CUBIST is an ongoing project that aims at Combining and Uniting Business Intelligence and Semantic Technologies with a special focus on unstructured data mining. Being central to the project goals, the semantic technology supports a persistent layer – a semantic Data Warehouse. The project adds to the better Visual Analytics, whose improved characteristics would be important for providing more competitive user interfaces in industry.
MediaCompaign is innovative in Ontology creation for cross-media modelling of media presence and campaigns; Semantic cross-market product data interlinking; Identification and tracking of new media campaigns in different media and countries. MediaCompaign focused mainly on advertisement campaigns and their impact on attitudes and opinions. Thus, the publishing services, provided by Ontotext, will be enriched with sentiment analysis additionally to the knowledge-based analysis. Thus, Ontotext will have a social-aware service.
NoTube project concentrated on personalized semantic news; personalized TV guide with adaptive advertising as well as Internet TV in the Social Web. It relied on the key role of the semantic technologies, taking into account the community aspects and is built on multilinguality. The results strengthened the personalized component in the retrieved information in commercial publishing platforms.
PHEME project (will start in October 2013) has as its main goal the development of scalable methods for Social Semantic Intelligence, across media and languages. I also aims at modeling not only facts and opinions, but also the parameters of reliability of the information sources. Additionally, PHEME focuses on more concrete and socially crucial cases in recent years, such as crowdsourcing, citizen journalism and bioinformatics. PHEME goes beyond official media campaigns - to social network dimensions and beyond the opinions – to rumour and misinformation detection. This project will lead to a large-scale social media bound OWLIM and KIM platforms. Also, it will add to its services the identification of misinformation, which would be very valuable facility in the personalized component for the end users.

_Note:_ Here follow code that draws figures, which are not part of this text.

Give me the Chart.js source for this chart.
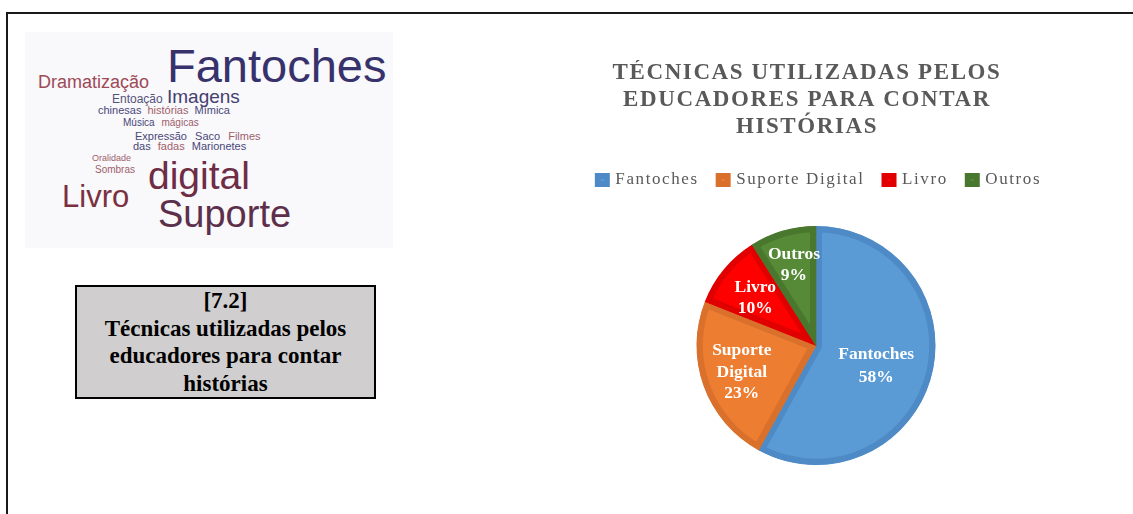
<!DOCTYPE html>
<html><head><meta charset="utf-8">
<script src="https://cdn.jsdelivr.net/npm/chart.js@4"></script>
<style>
html,body{margin:0;padding:0;background:#fff;}
body{width:1133px;height:514px;position:relative;overflow:hidden;font-family:"Liberation Sans",Arial,sans-serif;}
#frame{position:absolute;left:6px;top:12px;width:1140px;height:520px;border-top:2px solid #1a1a1a;border-left:2px solid #1a1a1a;}
#cloud{position:absolute;left:25px;top:32px;width:368px;height:216px;background:#f9f8fb;overflow:hidden;}
#cloud span{position:absolute;line-height:1;white-space:nowrap;}
.n{color:#4a4878}.r{color:#a0606a}
#cloud b{font-weight:normal}
#caption{position:absolute;left:75px;top:285px;width:297px;height:110px;border:2px solid #000;background:#d0cece;font-family:"Liberation Serif","Times New Roman",serif;font-weight:bold;font-size:23px;line-height:27.5px;text-align:center;color:#000;}
#chartbox{position:absolute;left:557px;top:60px;width:500px;height:405px;}
</style></head>
<body>
<div id="frame"></div>
<div id="cloud">
  <span style="left:142px;top:10px;font-size:47px;color:#37326b;">Fantoches</span>
  <span style="left:13px;top:41px;font-size:18px;color:#9d4a56;">Dramatização</span>
  <span style="left:87px;top:61px;font-size:12px;color:#55537a;">Entoação</span>
  <span style="left:142px;top:55px;font-size:19px;color:#45406f;">Imagens</span>
  <span style="left:73px;top:73px;font-size:11px;word-spacing:3px;"><b class="n">chinesas</b> <b class="r">histórias</b> <b class="n">Mímica</b></span>
  <span style="left:98px;top:86px;font-size:10px;word-spacing:4px;"><b class="n">Música</b> <b class="r">mágicas</b></span>
  <span style="left:110px;top:99px;font-size:11px;word-spacing:5px;"><b class="n">Expressão</b> <b class="n">Saco</b> <b class="r">Filmes</b></span>
  <span style="left:108px;top:109px;font-size:11px;word-spacing:4px;"><b class="n">das</b> <b class="r">fadas</b> <b class="n">Marionetes</b></span>
  <span class="r" style="left:67px;top:122px;font-size:9px;">Oralidade</span>
  <span class="r" style="left:70px;top:133px;font-size:10px;">Sombras</span>
  <span style="left:123px;top:124px;font-size:39px;color:#6e2c45;">digital</span>
  <span style="left:37px;top:149px;font-size:31px;color:#7a3040;">Livro</span>
  <span style="left:133px;top:163px;font-size:38px;color:#5c2f4a;">Suporte</span>
</div>
<div id="caption">[7.2]<br>Técnicas utilizadas pelos<br>educadores para contar<br>histórias</div>
<div id="chartbox"><canvas id="c"></canvas></div>
<script>
const categories = ['Fantoches', 'Suporte Digital', 'Livro', 'Outros'];
const percentages = [58, 23, 10, 9];
const sliceLabelLines = [['Fantoches'], ['Suporte', 'Digital'], ['Livro'], ['Outros']];
const titleLines = ['TÉCNICAS UTILIZADAS PELOS', 'EDUCADORES PARA CONTAR', 'HISTÓRIAS'];

const fillColors = ['#5b9bd5', '#ed7d31', '#ff0000', '#568a37'];
const edgeColors = ['#4e8ac6', '#d9712c', '#e00000', '#4a772e'];
const labelRadiusFactor = [0.52, 0.66, 0.66, 0.66];
const labelNudgeY = [5, 0, 3, -5];
const labelLineHeight = [23, 21.5, 21.5, 21.5];

const spacingPlugin = {
  id: 'spacing',
  beforeUpdate(chart) { chart.ctx.letterSpacing = '1.6px'; },
  beforeDraw(chart) { chart.ctx.letterSpacing = '1.6px'; }
};
const legendMargin = {
  id: 'legendMargin',
  beforeInit(chart) {
    const fit = chart.legend.fit;
    chart.legend.fit = function () { fit.bind(chart.legend)(); this.height += 27.5; };
  },
  afterLayout(chart) {
    const a = chart.chartArea;
    a.left += 9; a.right += 9;
    chart.legend.left += 12.5; chart.legend.right += 12.5;
  }
};
const sliceLabels = {
  id: 'sliceLabels',
  afterDatasetsDraw(chart) {
    const ctx = chart.ctx;
    const meta = chart.getDatasetMeta(0);
    ctx.save();
    ctx.letterSpacing = '0px';
    ctx.font = 'bold 17.5px "Liberation Serif", "Times New Roman", serif';
    ctx.fillStyle = '#ffffff';
    ctx.textAlign = 'center';
    ctx.textBaseline = 'middle';
    meta.data.forEach((arc, i) => {
      const p = arc.getProps(['x', 'y', 'startAngle', 'endAngle', 'outerRadius'], true);
      const mid = (p.startAngle + p.endAngle) / 2;
      const r = p.outerRadius * labelRadiusFactor[i];
      const cx = p.x + Math.cos(mid) * r;
      const cy = p.y + Math.sin(mid) * r + labelNudgeY[i];
      const lines = sliceLabelLines[i].concat([percentages[i] + '%']);
      const lh = labelLineHeight[i];
      lines.forEach((t, j) => ctx.fillText(t, cx, cy + (j - (lines.length - 1) / 2) * lh));
    });
    ctx.restore();
  }
};

new Chart(document.getElementById('c'), {
  type: 'pie',
  data: {
    labels: categories,
    datasets: [{
      data: percentages,
      backgroundColor: fillColors,
      borderColor: edgeColors,
      borderWidth: 6,
      borderAlign: 'inner',
      hoverOffset: 0,
      hoverBorderWidth: 6
    }]
  },
  options: {
    responsive: true,
    maintainAspectRatio: false,
    animation: false,
    events: [],
    layout: { padding: 0 },
    plugins: {
      title: {
        display: true,
        text: titleLines,
        color: '#595959',
        font: { family: '"Liberation Serif", "Times New Roman", serif', size: 23, weight: 'bold', lineHeight: 27 / 23 },
        padding: { top: 0, bottom: 10.5 }
      },
      legend: {
        position: 'top',
        labels: {
          color: '#595959',
          font: { family: '"Liberation Serif", "Times New Roman", serif', size: 17 },
          boxWidth: 9,
          boxHeight: 8,
          padding: 20
        }
      },
      tooltip: { enabled: false }
    }
  },
  plugins: [spacingPlugin, legendMargin, sliceLabels]
});
</script>
</body></html>
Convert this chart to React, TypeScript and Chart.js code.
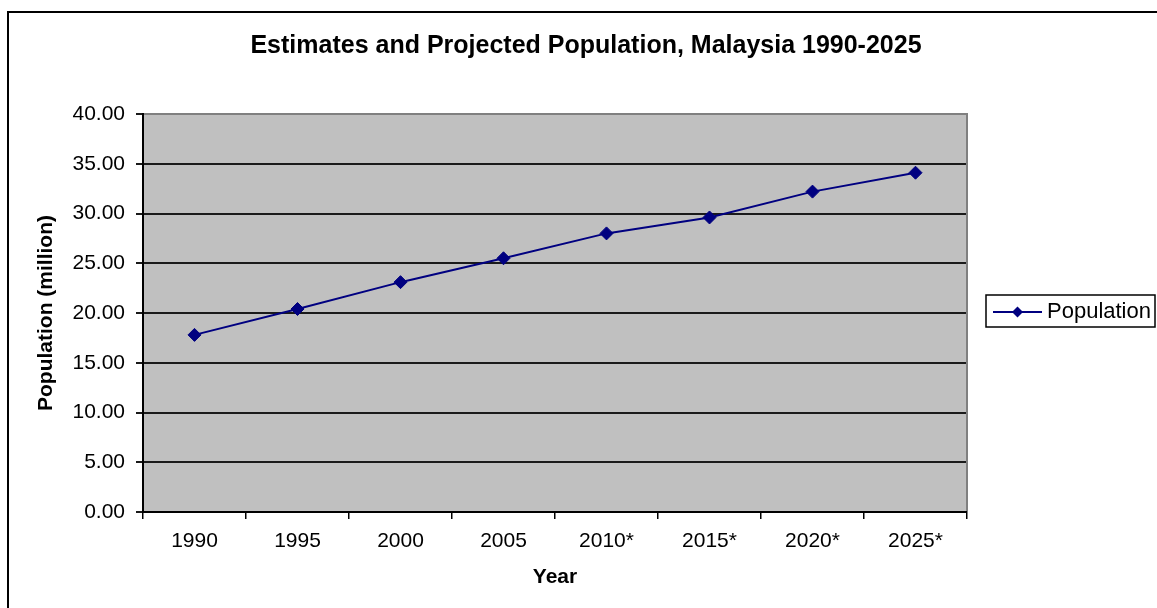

In all productizing areas, listed below, the following underlying NLP technology is assumed:
With the globalization processes and harmonization of large groups of documents in EU, the requirements for particular data management systems is rapidly growing. Additionally, virtual space has become more populated, shared, explored and multilingual. For example, virtual tours in famous museums; virtual storage and access to EU legislation; interactive online digests; electronic government; digital preservation storages; social networks etc.
For these reasons, it is not surprising that some of the most active business domains at the moment are the Cultural heritage stakeholders (DARIAH, CLARIN, EUROPEANA); Pharma (Astra Zeneca); Media Publishing (BBC, NDP, Press Association) and Social Media (Pheme project).
Ontotext is involved in all of the aforementioned domains through research projects and commercial projects.